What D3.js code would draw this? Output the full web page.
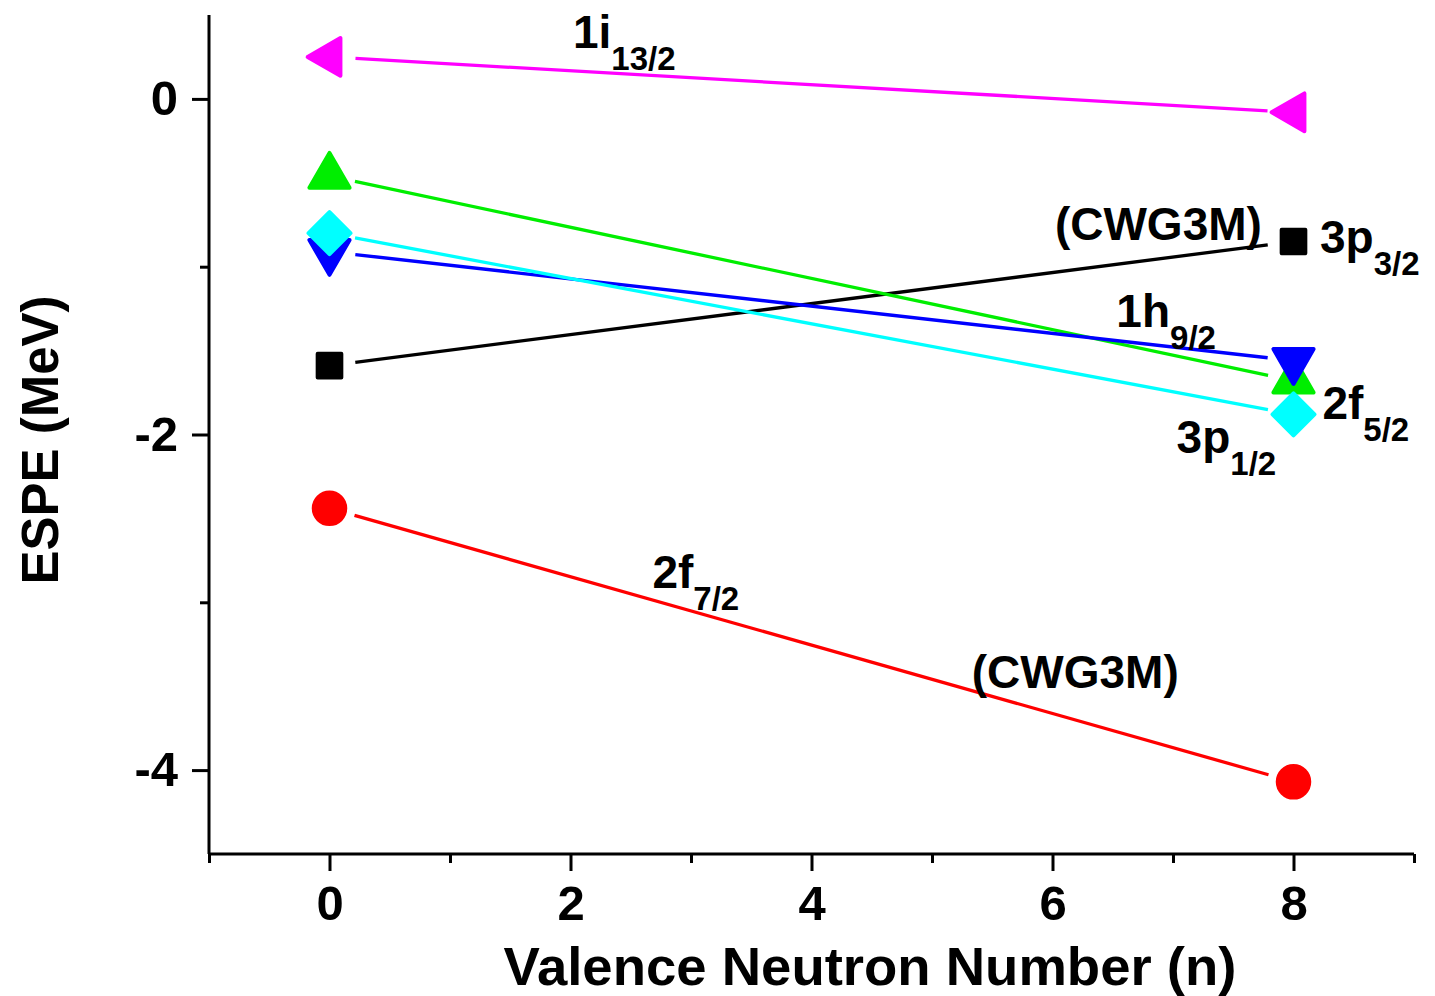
<!DOCTYPE html>
<html>
<head>
<meta charset="utf-8">
<script src="https://cdn.jsdelivr.net/npm/d3@7"></script>
<style>
  body { margin: 0; background: #fff; }
  text { font-family: "Liberation Sans", Arial, sans-serif; font-weight: bold; fill: #000; }
</style>
</head>
<body>
<script>
// valence neutron number
const nValues = [0, 8];

// ESPE values (MeV) for each orbit
const espe_3p32  = [-1.59, -0.85];
const espe_2f72  = [-2.44, -4.07];
const espe_2f52  = [-0.46, -1.68];
const espe_1h92  = [-0.91, -1.56];
const espe_3p12  = [-0.80, -1.88];
const espe_1i132 = [0.25, -0.08];

const xTicks = [0, 2, 4, 6, 8];
const yTicks = [0, -2, -4];

let series = [
  {name: "3p3/2",  vals: espe_3p32,  color: "#000000", shape: "square"},
  {name: "2f7/2",  vals: espe_2f72,  color: "#ff0000", shape: "circle"},
  {name: "2f5/2",  vals: espe_2f52,  color: "#00ee00", shape: "up"},
  {name: "1h9/2",  vals: espe_1h92,  color: "#0000ff", shape: "down"},
  {name: "3p1/2",  vals: espe_3p12,  color: "#00ffff", shape: "diamond"},
  {name: "1i13/2", vals: espe_1i132, color: "#ff00ff", shape: "left"}
];

// orbit labels: main text, subscript, anchor in data units
let labels = [
  {main: "1i",  sub: "13/2", x: 2.02, y: 0.305},
  {main: "3p",  sub: "3/2",  x: 8.22, y: -0.92},
  {main: "1h",  sub: "9/2",  x: 6.53, y: -1.36},
  {main: "2f",  sub: "5/2",  x: 8.24, y: -1.91},
  {main: "3p",  sub: "1/2",  x: 7.03, y: -2.11},
  {main: "2f",  sub: "7/2",  x: 2.68, y: -2.915},
  {main: "(CWG3M)", sub: "", x: 6.02, y: -0.84},
  {main: "(CWG3M)", sub: "", x: 5.33, y: -3.51}
];

let margin = {top: 15, right: 21, bottom: 142, left: 209},
    width = 1435 - margin.left - margin.right,
    height = 996 - margin.top - margin.bottom;

let svg = d3.select("body")
            .append("svg")
            .attr("width", 1435)
            .attr("height", 996);

let g = svg.append("g")
           .attr("transform", `translate(${margin.left}, ${margin.top})`);

let xScale = d3.scaleLinear().domain([-1, 9]).range([0, width]);
let yScale = d3.scaleLinear().domain([-4.5, 0.5]).range([height, 0]);

// axes: major ticks with labels, minor ticks without
const xAxis = d3.axisBottom(xScale).tickValues(xTicks).tickSize(17).tickPadding(14);
const xMinor = d3.axisBottom(xScale).tickValues([-1, 1, 3, 5, 7, 9]).tickSize(9).tickFormat("");
const yAxis = d3.axisLeft(yScale).tickValues(yTicks).tickSize(17).tickPadding(14)
                .tickFormat(d => d === 0 ? "0" : String(d).replace("\u2212", "-"));
const yMinor = d3.axisLeft(yScale).tickValues([-1, -3]).tickSize(9).tickFormat("");

function styleAxis(sel) {
  sel.select(".domain").attr("stroke-width", 3).attr("stroke", "#000");
  sel.selectAll("line").attr("stroke-width", 3).attr("stroke", "#000");
  sel.selectAll("text").style("font-size", "49px").attr("fill", "#000");
}

g.append("g").attr("transform", `translate(0, ${height})`).call(xMinor).call(styleAxis);
g.append("g").attr("transform", `translate(0, ${height})`).call(xAxis).call(styleAxis);
g.append("g").call(yMinor).call(styleAxis);
g.append("g").call(yAxis).call(styleAxis);

g.selectAll(".domain").attr("d", null);
g.append("line").attr("x1", 0).attr("x2", width).attr("y1", height).attr("y2", height)
  .attr("stroke", "#000").attr("stroke-width", 3);
g.append("line").attr("x1", 0).attr("x2", 0).attr("y1", 0).attr("y2", height)
  .attr("stroke", "#000").attr("stroke-width", 3);

// axis titles
svg.append("text")
   .attr("x", 870)
   .attr("y", 985)
   .attr("text-anchor", "middle")
   .style("font-size", "54.5px")
   .text("Valence Neutron Number (n)");

svg.append("text")
   .attr("transform", `translate(58, ${440}) rotate(-90)`)
   .attr("text-anchor", "middle")
   .style("font-size", "51px")
   .text("ESPE (MeV)");

// lines, with a small gap left around the symbols
const gap = 26;
let lines = g.append("g");
series.forEach(s => {
  let x1 = xScale(nValues[0]), y1 = yScale(s.vals[0]),
      x2 = xScale(nValues[1]), y2 = yScale(s.vals[1]);
  let len = Math.hypot(x2 - x1, y2 - y1),
      ux = (x2 - x1) / len, uy = (y2 - y1) / len;
  lines.append("line")
       .attr("x1", x1 + ux * gap).attr("y1", y1 + uy * gap)
       .attr("x2", x2 - ux * gap).attr("y2", y2 - uy * gap)
       .attr("stroke", s.color)
       .attr("stroke-width", 3.3);
});

// symbols
const shapes = {
  square:  {type: d3.symbolSquare,   size: 560,  rot: 0},
  circle:  {type: d3.symbolCircle,   size: 780,  rot: 0},
  up:      {type: d3.symbolTriangle, size: 700,  rot: 0},
  down:    {type: d3.symbolTriangle, size: 700,  rot: 180},
  diamond: {type: d3.symbolSquare,   size: 880,  rot: 45},
  left:    {type: d3.symbolTriangle, size: 620,  rot: -90}
};

series.forEach(s => {
  let sh = shapes[s.shape];
  g.selectAll(null)
   .data(nValues.map((n, i) => ({n: n, v: s.vals[i]})))
   .enter()
   .append("path")
     .attr("d", d3.symbol().type(sh.type).size(sh.size))
     .attr("transform", d => `translate(${xScale(d.n)}, ${yScale(d.v)}) rotate(${sh.rot})`)
     .attr("fill", s.color)
     .attr("stroke", s.color)
     .attr("stroke-width", 4)
     .attr("stroke-linejoin", "round");
});

// orbit labels with subscripts
labels.forEach(l => {
  let t = g.append("text")
           .attr("x", xScale(l.x))
           .attr("y", yScale(l.y))
           .style("font-size", "46px");
  t.append("tspan").text(l.main);
  if (l.sub) {
    t.append("tspan")
     .attr("dy", 22)
     .style("font-size", "33px")
     .text(l.sub);
  }
});
</script>
</body>
</html>
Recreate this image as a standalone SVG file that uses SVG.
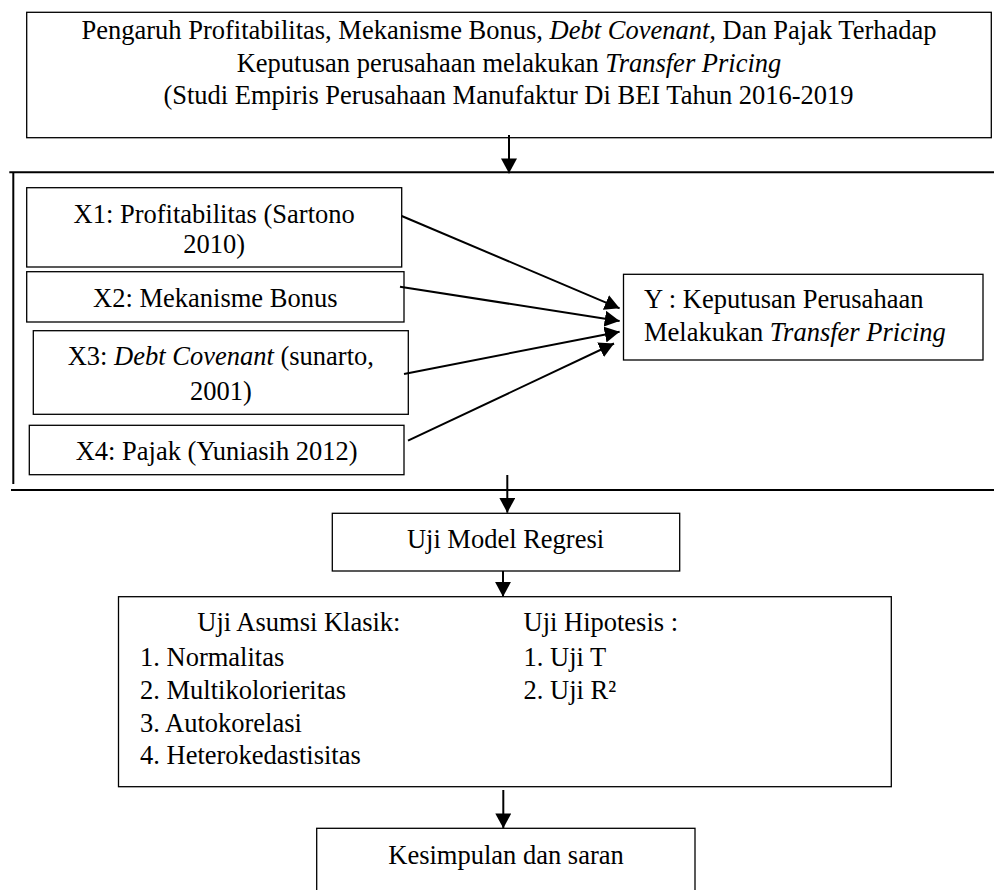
<svg xmlns="http://www.w3.org/2000/svg" width="994" height="890" viewBox="0 0 994 890">
<style>
  .box { fill: #ffffff; stroke: #000000; stroke-width: 1.3; }
  .t { font-family: "Liberation Serif", "Times New Roman", serif; font-size: 26.5px; fill: #000000; }
  .c { text-anchor: middle; }
  .i { font-style: italic; }
  .sep { stroke: #000000; stroke-width: 2; fill: none; }
  .arr { stroke: #000000; stroke-width: 2; fill: none; marker-end: url(#ah); }
</style>
<defs>
  <marker id="ah" markerUnits="userSpaceOnUse" markerWidth="16" markerHeight="16" viewBox="0 0 14 14" refX="13" refY="7" orient="auto">
    <path d="M0,0 L13,7 L0,14 z" fill="#000000"/>
  </marker>
</defs>
<rect width="994" height="890" fill="#ffffff"/>

<g id="title">
  <rect class="box" x="26.7" y="12.3" width="964.6" height="125.4"/>
  <text class="t c" x="509" y="39">Pengaruh Profitabilitas, Mekanisme Bonus, <tspan class="i">Debt Covenant,</tspan> Dan Pajak Terhadap</text>
  <text class="t c" x="509" y="71.5">Keputusan perusahaan melakukan <tspan class="i">Transfer Pricing</tspan></text>
  <text class="t c" x="508.5" y="104">(Studi Empiris Perusahaan Manufaktur Di BEI Tahun 2016-2019</text>
</g>

<g id="frame">
  <line class="sep" x1="9.3" y1="172.3" x2="994" y2="172.3"/>
  <line class="sep" x1="13.3" y1="172.3" x2="13.3" y2="484"/>
  <line class="sep" x1="11" y1="490" x2="994" y2="490"/>
</g>

<g id="x1">
  <rect class="box" x="26.7" y="187.7" width="375" height="79.3"/>
  <text class="t c" x="214.2" y="222.7">X1: Profitabilitas (Sartono</text>
  <text class="t c" x="214.2" y="253">2010)</text>
</g>

<g id="x2">
  <rect class="box" x="26.7" y="271.7" width="377.3" height="50.3"/>
  <text class="t c" x="215.3" y="307.3">X2: Mekanisme Bonus</text>
</g>

<g id="x3">
  <rect class="box" x="33.3" y="330.7" width="375" height="83.6"/>
  <text class="t c" x="220.8" y="365">X3: <tspan class="i">Debt Covenant</tspan> (sunarto,</text>
  <text class="t c" x="220.8" y="400">2001)</text>
</g>

<g id="x4">
  <rect class="box" x="29.3" y="425.3" width="374.7" height="49.4"/>
  <text class="t c" x="216.7" y="460">X4: Pajak (Yuniasih 2012)</text>
</g>

<g id="y">
  <rect class="box" x="623.5" y="274.3" width="359.5" height="85.7"/>
  <text class="t" x="644" y="308">Y : Keputusan Perusahaan</text>
  <text class="t" x="644" y="340.7">Melakukan <tspan class="i">Transfer Pricing</tspan></text>
</g>

<g id="regresi">
  <rect class="box" x="332.3" y="513.3" width="347.4" height="57.7"/>
  <text class="t c" x="505.5" y="548">Uji Model Regresi</text>
</g>

<g id="uji">
  <rect class="box" x="118.5" y="596.7" width="772.8" height="190"/>
  <text class="t" x="197.3" y="631">Uji Asumsi Klasik:</text>
  <text class="t" x="140" y="666">1. Normalitas</text>
  <text class="t" x="140" y="698.5">2. Multikolorieritas</text>
  <text class="t" x="140" y="731.5">3. Autokorelasi</text>
  <text class="t" x="140" y="764">4. Heterokedastisitas</text>
  <text class="t" x="523.5" y="631">Uji Hipotesis :</text>
  <text class="t" x="523.5" y="666">1. Uji T</text>
  <text class="t" x="523.5" y="698.5">2. Uji R²</text>
</g>

<g id="kesimpulan">
  <rect class="box" x="316.7" y="828.3" width="378.3" height="80"/>
  <text class="t c" x="506" y="864">Kesimpulan dan saran</text>
</g>

<g id="connectors">
  <line class="arr" x1="509" y1="135" x2="509" y2="173.3"/>
  <line class="arr" x1="401.7" y1="216" x2="619.6" y2="308.3"/>
  <line class="arr" x1="400" y1="286.7" x2="619.6" y2="321"/>
  <line class="arr" x1="404" y1="374" x2="619.6" y2="331.7"/>
  <line class="arr" x1="408" y1="440.7" x2="614" y2="343.5"/>
  <line class="arr" x1="507.3" y1="475" x2="507.3" y2="512.7"/>
  <line class="arr" x1="503" y1="571" x2="503" y2="596.7"/>
  <line class="arr" x1="503.3" y1="790" x2="503.3" y2="828.3"/>
</g>
</svg>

* **TASK STATEMENT**
Restate, line by line and word for word, everything from the top of the material through the line that contains "d3.scaleLinear().domain([-4.5, 0.5]).range([height, 0]);". Leave pictures out.

* **SOLUTION FOR THIS EXERCISE**
What D3.js code would draw this? Output the full web page.
<!DOCTYPE html>
<html>
<head>
<meta charset="utf-8">
<script src="https://cdn.jsdelivr.net/npm/d3@7"></script>
<style>
  body { margin: 0; background: #fff; }
  text { font-family: "Liberation Sans", Arial, sans-serif; font-weight: bold; fill: #000; }
</style>
</head>
<body>
<script>
// valence neutron number
const nValues = [0, 8];

// ESPE values (MeV) for each orbit
const espe_3p32  = [-1.59, -0.85];
const espe_2f72  = [-2.44, -4.07];
const espe_2f52  = [-0.46, -1.68];
const espe_1h92  = [-0.91, -1.56];
const espe_3p12  = [-0.80, -1.88];
const espe_1i132 = [0.25, -0.08];

const xTicks = [0, 2, 4, 6, 8];
const yTicks = [0, -2, -4];

let series = [
  {name: "3p3/2",  vals: espe_3p32,  color: "#000000", shape: "square"},
  {name: "2f7/2",  vals: espe_2f72,  color: "#ff0000", shape: "circle"},
  {name: "2f5/2",  vals: espe_2f52,  color: "#00ee00", shape: "up"},
  {name: "1h9/2",  vals: espe_1h92,  color: "#0000ff", shape: "down"},
  {name: "3p1/2",  vals: espe_3p12,  color: "#00ffff", shape: "diamond"},
  {name: "1i13/2", vals: espe_1i132, color: "#ff00ff", shape: "left"}
];

// orbit labels: main text, subscript, anchor in data units
let labels = [
  {main: "1i",  sub: "13/2", x: 2.02, y: 0.305},
  {main: "3p",  sub: "3/2",  x: 8.22, y: -0.92},
  {main: "1h",  sub: "9/2",  x: 6.53, y: -1.36},
  {main: "2f",  sub: "5/2",  x: 8.24, y: -1.91},
  {main: "3p",  sub: "1/2",  x: 7.03, y: -2.11},
  {main: "2f",  sub: "7/2",  x: 2.68, y: -2.915},
  {main: "(CWG3M)", sub: "", x: 6.02, y: -0.84},
  {main: "(CWG3M)", sub: "", x: 5.33, y: -3.51}
];

let margin = {top: 15, right: 21, bottom: 142, left: 209},
    width = 1435 - margin.left - margin.right,
    height = 996 - margin.top - margin.bottom;

let svg = d3.select("body")
            .append("svg")
            .attr("width", 1435)
            .attr("height", 996);

let g = svg.append("g")
           .attr("transform", `translate(${margin.left}, ${margin.top})`);

let xScale = d3.scaleLinear().domain([-1, 9]).range([0, width]);
let yScale = d3.scaleLinear().domain([-4.5, 0.5]).range([height, 0]);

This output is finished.